Présomption d’innocence
Diffuser des photos de personnes sans leur consentement, même si ces dernières se sont rendues coupables de vol, est cependant une pratique illégale. L'article 226-1 du code pénal indique clairement que le fait de « fixer, enregistrer ou transmettre, sans le consentement de celle-ci, l'image d'une personne se trouvant dans un lieu privé », constitue un délit, passible d'un an d'emprisonnement et de 45 000 euros d'amende. De plus, afficher la photo ou une image représentant un individu en lien avec le qualificatif de « voleur » peut aller à l’encontre de la présomption d’innocence et exposer la personne à l’origine de l’affichage de la photo à un risque de plainte pour diffamation. Si la loi sur ce sujet paraît parfaitement claire, qu’en est-il si les images de personnes sont floutées comme c’est le cas avec ce pharmacien de Haute-Saône ?

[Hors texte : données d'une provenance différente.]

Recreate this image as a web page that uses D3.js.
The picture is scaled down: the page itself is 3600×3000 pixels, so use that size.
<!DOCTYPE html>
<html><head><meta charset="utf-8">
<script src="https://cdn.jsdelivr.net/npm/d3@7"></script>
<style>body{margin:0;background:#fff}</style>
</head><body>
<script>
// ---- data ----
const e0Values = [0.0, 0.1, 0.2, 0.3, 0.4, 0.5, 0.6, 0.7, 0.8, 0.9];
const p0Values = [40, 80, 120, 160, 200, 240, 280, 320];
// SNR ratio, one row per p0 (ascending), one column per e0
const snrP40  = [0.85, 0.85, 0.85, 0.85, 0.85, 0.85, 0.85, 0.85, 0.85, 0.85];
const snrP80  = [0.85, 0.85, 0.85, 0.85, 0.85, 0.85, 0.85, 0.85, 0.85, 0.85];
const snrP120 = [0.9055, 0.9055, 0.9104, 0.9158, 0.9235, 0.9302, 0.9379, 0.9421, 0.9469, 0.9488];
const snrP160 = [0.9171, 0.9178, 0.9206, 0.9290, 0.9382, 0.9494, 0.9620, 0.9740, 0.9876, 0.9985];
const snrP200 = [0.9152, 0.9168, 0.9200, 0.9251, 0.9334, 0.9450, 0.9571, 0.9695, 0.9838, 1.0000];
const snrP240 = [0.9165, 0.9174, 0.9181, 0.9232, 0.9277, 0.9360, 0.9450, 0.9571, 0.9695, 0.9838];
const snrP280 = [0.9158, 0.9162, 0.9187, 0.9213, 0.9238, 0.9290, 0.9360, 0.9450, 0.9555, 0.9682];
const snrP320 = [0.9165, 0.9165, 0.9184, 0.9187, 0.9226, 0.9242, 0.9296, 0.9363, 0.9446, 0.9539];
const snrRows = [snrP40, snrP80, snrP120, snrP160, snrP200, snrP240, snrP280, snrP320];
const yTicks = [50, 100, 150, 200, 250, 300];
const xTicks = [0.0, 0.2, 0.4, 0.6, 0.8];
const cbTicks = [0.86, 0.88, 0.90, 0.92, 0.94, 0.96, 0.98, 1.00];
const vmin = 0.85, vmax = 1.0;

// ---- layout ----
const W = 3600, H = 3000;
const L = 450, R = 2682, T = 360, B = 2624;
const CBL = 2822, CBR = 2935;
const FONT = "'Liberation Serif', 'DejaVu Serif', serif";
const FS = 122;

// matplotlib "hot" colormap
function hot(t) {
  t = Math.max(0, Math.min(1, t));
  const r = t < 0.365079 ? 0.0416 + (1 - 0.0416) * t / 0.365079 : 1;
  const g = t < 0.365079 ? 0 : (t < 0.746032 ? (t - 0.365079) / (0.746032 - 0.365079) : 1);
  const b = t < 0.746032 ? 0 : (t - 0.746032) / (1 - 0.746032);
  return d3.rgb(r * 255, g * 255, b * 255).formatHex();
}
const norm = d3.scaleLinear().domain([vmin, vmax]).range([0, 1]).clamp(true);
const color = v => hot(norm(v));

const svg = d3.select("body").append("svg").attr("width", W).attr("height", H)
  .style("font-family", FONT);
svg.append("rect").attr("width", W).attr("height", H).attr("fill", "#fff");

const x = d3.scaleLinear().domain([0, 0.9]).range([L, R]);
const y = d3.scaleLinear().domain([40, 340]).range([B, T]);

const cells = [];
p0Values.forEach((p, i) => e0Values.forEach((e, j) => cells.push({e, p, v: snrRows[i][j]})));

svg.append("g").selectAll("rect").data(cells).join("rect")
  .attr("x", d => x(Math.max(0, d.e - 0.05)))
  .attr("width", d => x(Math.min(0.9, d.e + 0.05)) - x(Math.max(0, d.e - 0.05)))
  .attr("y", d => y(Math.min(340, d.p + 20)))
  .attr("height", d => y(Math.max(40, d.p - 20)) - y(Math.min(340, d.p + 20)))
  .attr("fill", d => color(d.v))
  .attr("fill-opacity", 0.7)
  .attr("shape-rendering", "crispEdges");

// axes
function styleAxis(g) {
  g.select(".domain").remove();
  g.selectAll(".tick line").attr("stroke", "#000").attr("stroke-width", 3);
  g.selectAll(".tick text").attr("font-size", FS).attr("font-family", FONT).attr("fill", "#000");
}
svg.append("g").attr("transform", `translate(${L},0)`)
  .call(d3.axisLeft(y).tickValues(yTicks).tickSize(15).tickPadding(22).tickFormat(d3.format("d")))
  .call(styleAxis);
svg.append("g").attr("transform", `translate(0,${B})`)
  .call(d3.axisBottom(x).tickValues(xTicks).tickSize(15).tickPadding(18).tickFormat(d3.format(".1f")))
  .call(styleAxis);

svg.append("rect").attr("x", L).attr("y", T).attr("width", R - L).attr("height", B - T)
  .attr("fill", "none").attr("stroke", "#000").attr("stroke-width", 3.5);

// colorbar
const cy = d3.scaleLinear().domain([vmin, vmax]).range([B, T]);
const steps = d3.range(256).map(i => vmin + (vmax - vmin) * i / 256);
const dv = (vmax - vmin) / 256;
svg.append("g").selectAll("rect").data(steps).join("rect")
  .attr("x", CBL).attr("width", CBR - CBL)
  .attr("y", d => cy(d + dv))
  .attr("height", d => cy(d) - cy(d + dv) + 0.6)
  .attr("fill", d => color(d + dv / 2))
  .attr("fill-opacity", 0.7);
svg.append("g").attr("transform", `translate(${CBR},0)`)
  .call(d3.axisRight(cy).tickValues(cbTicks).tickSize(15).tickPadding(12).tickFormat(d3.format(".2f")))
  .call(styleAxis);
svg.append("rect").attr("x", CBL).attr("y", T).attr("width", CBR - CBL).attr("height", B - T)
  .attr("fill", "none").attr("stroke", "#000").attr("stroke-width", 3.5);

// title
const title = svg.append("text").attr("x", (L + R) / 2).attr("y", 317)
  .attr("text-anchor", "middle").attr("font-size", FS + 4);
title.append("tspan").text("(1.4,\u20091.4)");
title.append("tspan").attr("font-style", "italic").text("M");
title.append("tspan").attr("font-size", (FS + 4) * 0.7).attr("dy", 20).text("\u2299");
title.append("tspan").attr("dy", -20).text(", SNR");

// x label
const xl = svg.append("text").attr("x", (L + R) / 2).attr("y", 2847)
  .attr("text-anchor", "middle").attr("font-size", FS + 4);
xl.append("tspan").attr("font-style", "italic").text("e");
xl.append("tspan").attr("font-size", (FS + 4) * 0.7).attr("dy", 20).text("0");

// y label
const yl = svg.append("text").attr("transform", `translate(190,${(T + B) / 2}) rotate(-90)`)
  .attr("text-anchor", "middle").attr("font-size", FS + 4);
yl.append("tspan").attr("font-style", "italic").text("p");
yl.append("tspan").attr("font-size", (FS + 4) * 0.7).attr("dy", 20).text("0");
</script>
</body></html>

Cette précaution est-elle suffisante pour protéger le titulaire d’éventuelles poursuites ? Me Éric Thiébaut, avocat pour le cabinet Juris Pharma et inscrit au barreau de Nevers, met en garde les officinaux qui seraient tentés d’imiter cette initiative. « Il n’y a pas que le visage qui peut permettre d’identifier une personne. Un tatouage, un piercing, une bague, une coupe de cheveux, un grain de beauté… Tous ces éléments peuvent suffire à faire un lien avec un individu », souligne l’avocat, flouter seulement le visage est donc loin d’être suffisant pour être dans la légalité. « Si cela va jusqu’au tribunal, l’officinal peut écoper d’une sanction pénale (voir ci-dessus), vraisemblablement une amende s’il n’est pas récidiviste. Le pharmacien n’est pas non plus à l’abri d’une sanction disciplinaire venant du Conseil national de l’Ordre. » En conclusion, si elle peut être tentante et avoir un réel effet dissuasif, l’idée d’afficher « un mur des voleurs » dans son officine peut donc être extrêmement risquée pour un pharmacien, même si ce dernier utilise des images floutées.